I would relive it all because even those regrettable times proved useful in their own way. Having lived through them made me a better person. Nobody is perfect, we all make mistakes, and college is a prime opportunity to learn to climb back from these pratfalls and to mature and grow in time. These experiences compelled me, in the second half of college and hopefully beyond, to take better care of myself physically and even emotionally as I became more open with friends, to prioritize academics so I could learn more and perform stronger in classes as I did in the last two years, and to become more engaged in service in DC. Individuals who subscribe to the "everything happens for a reason" maxim -- a category that includes yours truly -- would find solace in this explanation.

On the whole, beyond the valuable lessons learned from my errors and sins early in my college career, I also obviously had amazingly fun-filled memories that I would relive at a moment's nice. After all, what is coming next -- the rigor that is law school -- is so daunting that it makes me seriously wish I could instead just relive college instead, even though I look forward to what lies ahead of me.

However, on that note, were it not for my four-year experience at GW, I would not be going to law school in Philadelphia in the fall. Were it not for GW, I would not have all these great and loving friendships I have formed in the Sigma Nu fraternity and in College Democrats and in my residence halls and classes, including, very recently, my awesome relationship with my girlfriend, Erin. Were it not for college, I would not have learned so much that I now know about the social safety net, anti-poverty programs, public speaking, campaigns and elections, philosophy, history physics, ethics, and political science from stellar professors like Edward Berkowitz, Robert Stoker, Ingrid Creppell, Christine Clapp, Phyllis Ryder, and John Sides, among others.
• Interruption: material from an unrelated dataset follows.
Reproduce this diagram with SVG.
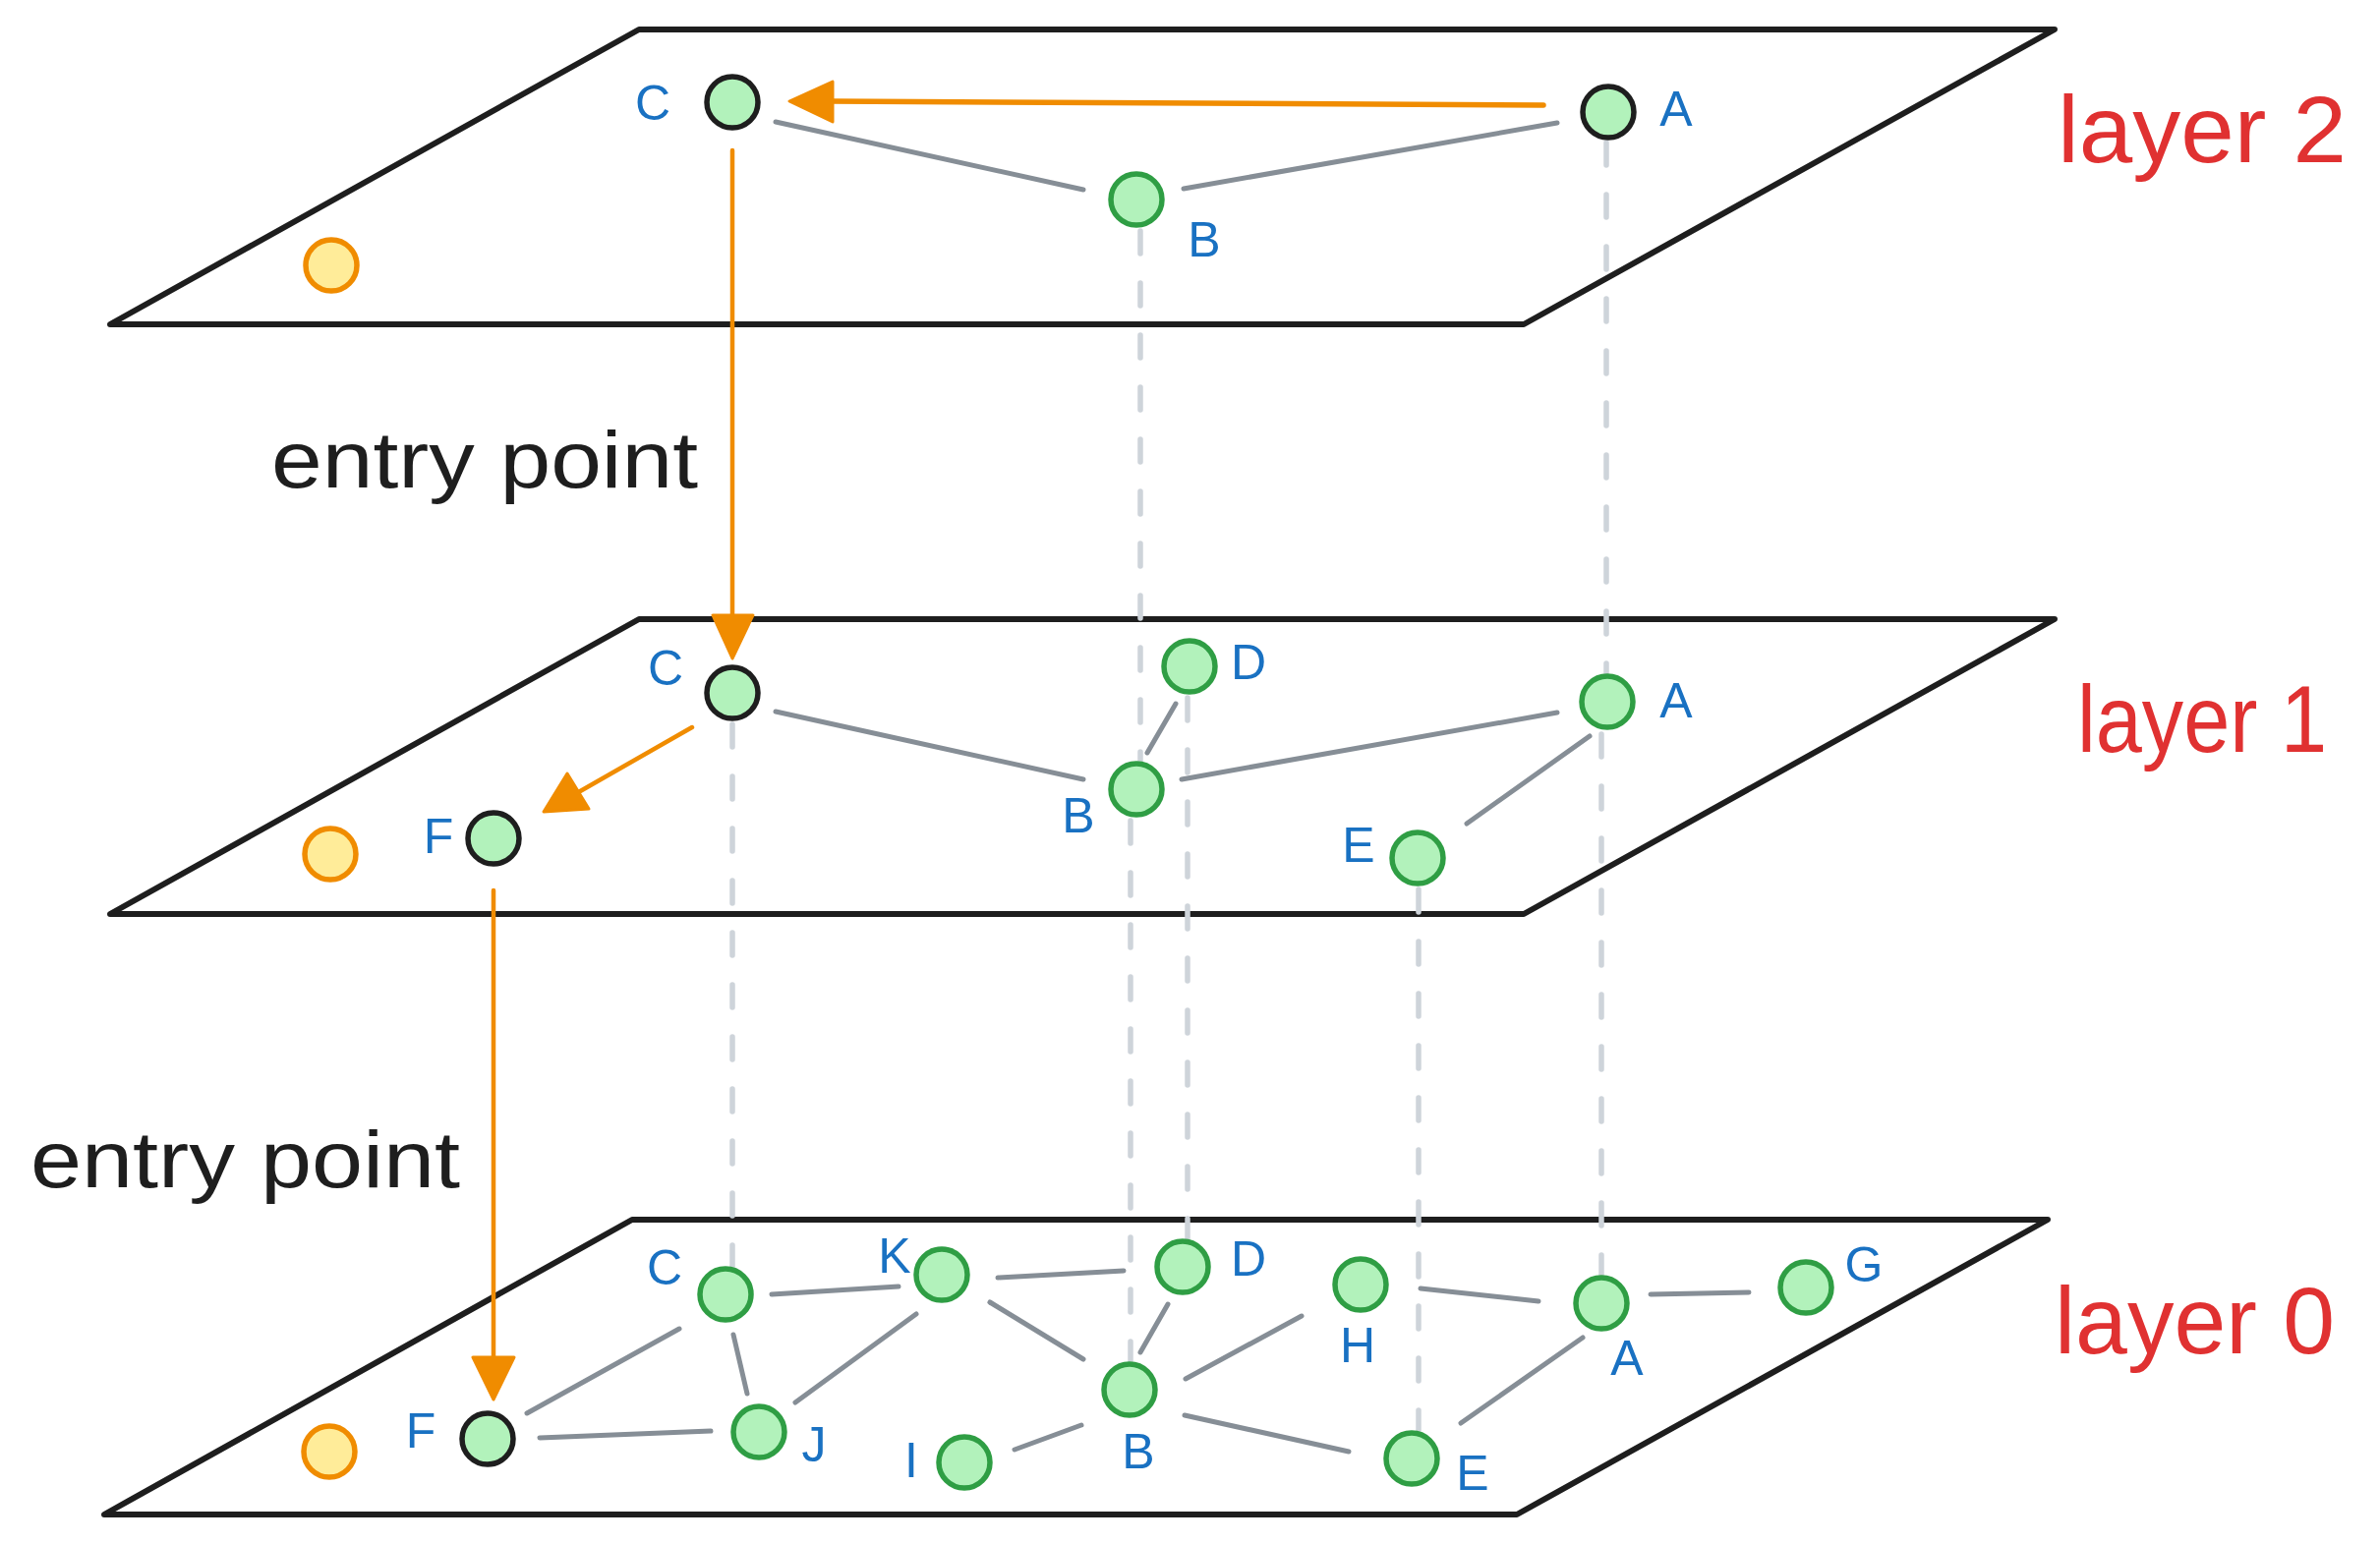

Were it not for GW, I would not have had the amazing experiences I had being able to make change happen, with the help of so many partners, in the GW Student Association Senate, on issues ranging from sexual assault policy to improving online resources to helping our student body president with raising support for his peer support program proposal. Finally, were it not for college, I would not have formed incredible connections and learned useful lessons of leadership that I obtained from my tenure as GW college Democrats president, a stint in which I am proud to say we worked hard to engage students in contemporary political discussion through several student and professor debates, community service events, two campaign trips, and speakers that included the Vice President of the United States.

So, in the end, of course, I definitely would relive my college experience. The good and the bad both were teachable moments. These experiences made me a better person, on a variety of levels, including ethically and in self-discipline. The last four years were powerfully formative in ways that I think will define and guide my moral compass and professional work for some time to come.